Description of the task -> Output every line of the material exactly, omitting images.

** BEGIN **

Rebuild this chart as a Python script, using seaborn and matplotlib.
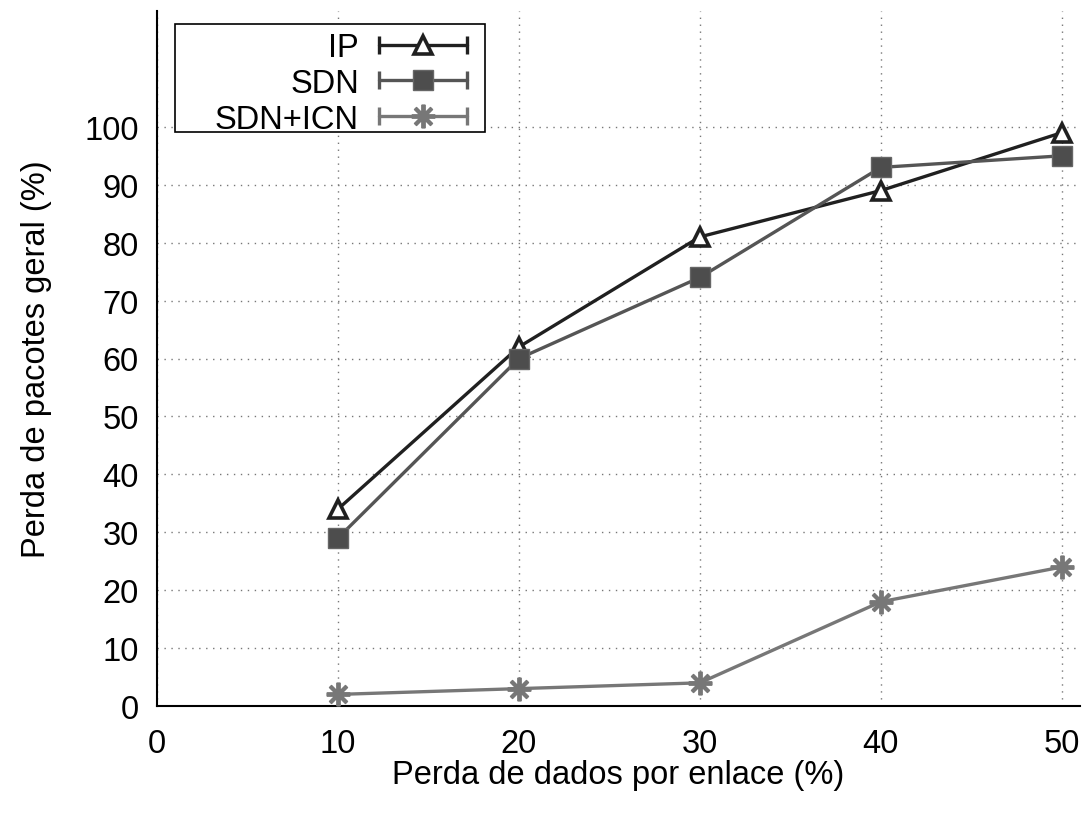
import matplotlib
matplotlib.use("Agg")
import matplotlib.pyplot as plt
import seaborn as sns
import pandas as pd
from matplotlib.lines import Line2D
from matplotlib.patches import Rectangle
from matplotlib.legend_handler import HandlerLine2D, HandlerTuple

# ---- data ----
loss_per_link = [10, 20, 30, 40, 50]
ip_loss = [34, 62, 81, 89, 99]
sdn_loss = [29, 60, 74, 93, 95]
sdn_icn_loss = [2, 3, 4, 18, 24]
series_names = ["IP", "SDN", "SDN+ICN"]
x_ticks = [0, 10, 20, 30, 40, 50]
y_ticks = [0, 10, 20, 30, 40, 50, 60, 70, 80, 90, 100]

sns.set_style("white")
plt.rcParams["font.family"] = ["Liberation Sans", "DejaVu Sans"]
plt.rcParams["text.color"] = "black"
plt.rcParams["axes.labelcolor"] = "black"
FS = 23.5

fig = plt.figure(figsize=(10.9, 8.2), dpi=100)
ax = fig.add_axes([157/1090, 1-707/820, (1080-157)/1090, (707-12)/820])

styles = {
    "IP": dict(color="#202020", marker="^", mfc="white", mec="#202020", ms=13.5, mew=2.6),
    "SDN": dict(color="#555555", marker="s", mfc="#4d4d4d", mec="#666666", ms=15, mew=1),
    "SDN+ICN": dict(color="#777777", marker=(8, 2, 0), mfc="#777777", mec="#777777", ms=17, mew=2.8),
}
values = {"IP": ip_loss, "SDN": sdn_loss, "SDN+ICN": sdn_icn_loss}

handles = []
hmap = {}
for name in series_names:
    st = styles[name]
    df = pd.DataFrame({"x": loss_per_link, "y": values[name]})
    sns.lineplot(data=df, x="x", y="y", ax=ax, color=st["color"], lw=2.4,
                 marker=st["marker"], markerfacecolor=st["mfc"],
                 markeredgecolor=st["mec"], markersize=st["ms"],
                 markeredgewidth=st["mew"], zorder=3, legend=False)
    cap = Line2D([], [], color=st["color"], lw=2.4, marker="|", ms=13, mew=2.4)
    mk = Line2D([], [], color=st["color"], lw=0, marker=st["marker"],
                markerfacecolor=st["mfc"], markeredgecolor=st["mec"],
                markersize=st["ms"], markeredgewidth=st["mew"])
    hmap[cap] = HandlerLine2D(numpoints=2)
    hmap[mk] = HandlerLine2D(numpoints=1)
    handles.append((cap, mk))

hmap[tuple] = HandlerTuple(ndivide=1, pad=0)

ax.set_xlim(0, 51)
ax.set_ylim(0, 120)
ax.set_xticks(x_ticks)
ax.set_yticks(y_ticks)
ax.tick_params(axis="both", direction="in", length=10, width=1.5, labelsize=FS,
               colors="black", labelcolor="black")
ax.tick_params(axis="x", pad=16)
ax.tick_params(axis="y", pad=13)
for s in ["top", "right"]:
    ax.spines[s].set_visible(False)
for s in ["left", "bottom"]:
    ax.spines[s].set_color("black")
    ax.spines[s].set_linewidth(1.5)

ax.grid(True, color="#777777", linestyle=(0, (1, 4)), lw=1)
ax.set_axisbelow(True)

ax.set_xlabel("Perda de dados por enlace (%)", fontsize=FS, labelpad=0, color="black")
ax.set_ylabel("Perda de pacotes geral (%)", fontsize=FS, labelpad=23, color="black")

# legend frame (gnuplot-style box with extra room on the left)
frame = Rectangle((18/923, (707-133)/695), (485-175)/923, (133-25)/695,
                  transform=ax.transAxes, facecolor="white", edgecolor="black",
                  lw=1.2, zorder=4)
ax.add_patch(frame)

leg = ax.legend(handles, series_names, handler_map=hmap, loc="upper right",
                bbox_to_anchor=((477-157)/923, (707-33)/695), borderaxespad=0,
                markerfirst=False, fontsize=FS, frameon=False,
                handlelength=3.3, handletextpad=0.32,
                labelspacing=0.15, borderpad=0)
leg.set_zorder(5)

fig.savefig("out.png", dpi=100)
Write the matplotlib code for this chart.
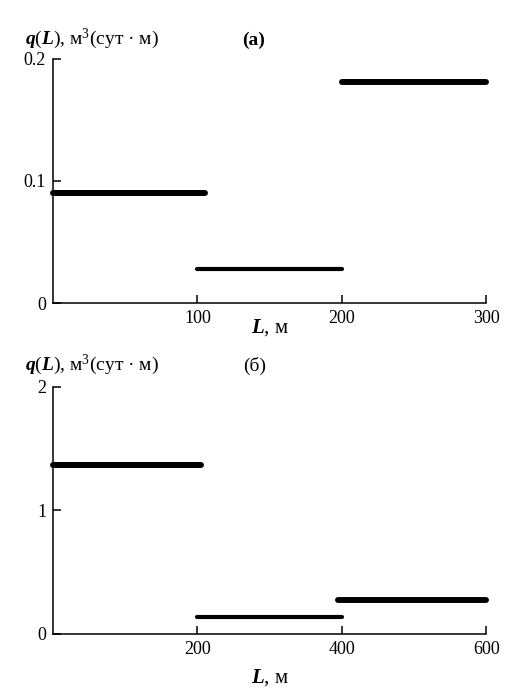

** END **

Written reply ->
Rebuild this chart as a Python script, using seaborn and matplotlib.
import matplotlib
matplotlib.use("Agg")
import matplotlib.pyplot as plt
import seaborn as sns
import pandas as pd
from matplotlib.lines import Line2D
from matplotlib.patches import Rectangle
from matplotlib.legend_handler import HandlerLine2D, HandlerTuple

# ---- data ----
loss_per_link = [10, 20, 30, 40, 50]
ip_loss = [34, 62, 81, 89, 99]
sdn_loss = [29, 60, 74, 93, 95]
sdn_icn_loss = [2, 3, 4, 18, 24]
series_names = ["IP", "SDN", "SDN+ICN"]
x_ticks = [0, 10, 20, 30, 40, 50]
y_ticks = [0, 10, 20, 30, 40, 50, 60, 70, 80, 90, 100]

sns.set_style("white")
plt.rcParams["font.family"] = ["Liberation Sans", "DejaVu Sans"]
plt.rcParams["text.color"] = "black"
plt.rcParams["axes.labelcolor"] = "black"
FS = 23.5

fig = plt.figure(figsize=(10.9, 8.2), dpi=100)
ax = fig.add_axes([157/1090, 1-707/820, (1080-157)/1090, (707-12)/820])

styles = {
    "IP": dict(color="#202020", marker="^", mfc="white", mec="#202020", ms=13.5, mew=2.6),
    "SDN": dict(color="#555555", marker="s", mfc="#4d4d4d", mec="#666666", ms=15, mew=1),
    "SDN+ICN": dict(color="#777777", marker=(8, 2, 0), mfc="#777777", mec="#777777", ms=17, mew=2.8),
}
values = {"IP": ip_loss, "SDN": sdn_loss, "SDN+ICN": sdn_icn_loss}

handles = []
hmap = {}
for name in series_names:
    st = styles[name]
    df = pd.DataFrame({"x": loss_per_link, "y": values[name]})
    sns.lineplot(data=df, x="x", y="y", ax=ax, color=st["color"], lw=2.4,
                 marker=st["marker"], markerfacecolor=st["mfc"],
                 markeredgecolor=st["mec"], markersize=st["ms"],
                 markeredgewidth=st["mew"], zorder=3, legend=False)
    cap = Line2D([], [], color=st["color"], lw=2.4, marker="|", ms=13, mew=2.4)
    mk = Line2D([], [], color=st["color"], lw=0, marker=st["marker"],
                markerfacecolor=st["mfc"], markeredgecolor=st["mec"],
                markersize=st["ms"], markeredgewidth=st["mew"])
    hmap[cap] = HandlerLine2D(numpoints=2)
    hmap[mk] = HandlerLine2D(numpoints=1)
    handles.append((cap, mk))

hmap[tuple] = HandlerTuple(ndivide=1, pad=0)

ax.set_xlim(0, 51)
ax.set_ylim(0, 120)
ax.set_xticks(x_ticks)
ax.set_yticks(y_ticks)
ax.tick_params(axis="both", direction="in", length=10, width=1.5, labelsize=FS,
               colors="black", labelcolor="black")
ax.tick_params(axis="x", pad=16)
ax.tick_params(axis="y", pad=13)
for s in ["top", "right"]:
    ax.spines[s].set_visible(False)
for s in ["left", "bottom"]:
    ax.spines[s].set_color("black")
    ax.spines[s].set_linewidth(1.5)

ax.grid(True, color="#777777", linestyle=(0, (1, 4)), lw=1)
ax.set_axisbelow(True)

ax.set_xlabel("Perda de dados por enlace (%)", fontsize=FS, labelpad=0, color="black")
ax.set_ylabel("Perda de pacotes geral (%)", fontsize=FS, labelpad=23, color="black")

# legend frame (gnuplot-style box with extra room on the left)
frame = Rectangle((18/923, (707-133)/695), (485-175)/923, (133-25)/695,
                  transform=ax.transAxes, facecolor="white", edgecolor="black",
                  lw=1.2, zorder=4)
ax.add_patch(frame)

leg = ax.legend(handles, series_names, handler_map=hmap, loc="upper right",
                bbox_to_anchor=((477-157)/923, (707-33)/695), borderaxespad=0,
                markerfirst=False, fontsize=FS, frameon=False,
                handlelength=3.3, handletextpad=0.32,
                labelspacing=0.15, borderpad=0)
leg.set_zorder(5)

fig.savefig("out.png", dpi=100)
Write the matplotlib code for this chart.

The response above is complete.